それからの学校生活は地獄だった。クラスメイトには笑われ、貶される日々。
試験官との面談も、毎日行われた。
『いいですか、三七八番。これ以上両親に悲しい思いをさせたくないでしょう? 大丈夫、我々の声だけを信用していればいいのです』
田畑試験官は他の試験官と違って気味が悪かった。普通、試験官の役割はカウンセラーと同様のものだが、田畑の距離の詰め方や甘ったるい声色。洗脳にはもってこいの謳い文句ばかりだった。
那留は大きな溜息をついた。
『試験官さんは心と体が違う人間は、清く正しい大人にはなれないと思いますか?』
『ええ、それが国の――』
『勝手なエゴをこっちに押しつけないでくれませんか。僕は――いいや、私は、私らしく生きるためにこの学校を選んだんです! 個性だと受け入れてくれたこの学校で、何もしがらみもない、ありのままの姿でここに来たかったんです!』
『……呆れました。

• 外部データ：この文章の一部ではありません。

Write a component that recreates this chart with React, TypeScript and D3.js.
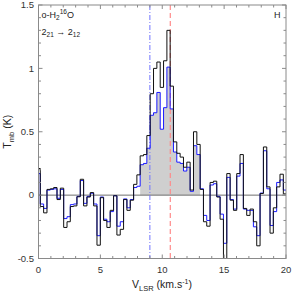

そんな綺麗事を言う生徒がいるなんて。そんなことだから――』
誰からも愛されない欠陥品なんですよ?
田畑の言葉が深く突き刺さり、那留は目の前が真っ暗になった。
それから那留が屋上から身を投げたのは、数日後のことだった。
飛び降りた直後に事務員が見つけ、病院に搬送。一命は取り留めたものの、昏睡状態にあった那留は、一年後に目を覚ます。飛び降りたときのことは何も覚えていなかった。
両親は目を覚ましたことに安堵したものの、那留が学校を辞めたいと頼み込んだ途端、様子は一変。『これ以上変な気を起こさないためにも学校に通え』と退院早々にまた一年生からやり直すことになった。
それからは順当に進級していたが、昨年のプロジェクトの考査結果で留年が決定。
那留は、この学校でプロジェクトとともに五年目を迎えていたのだ。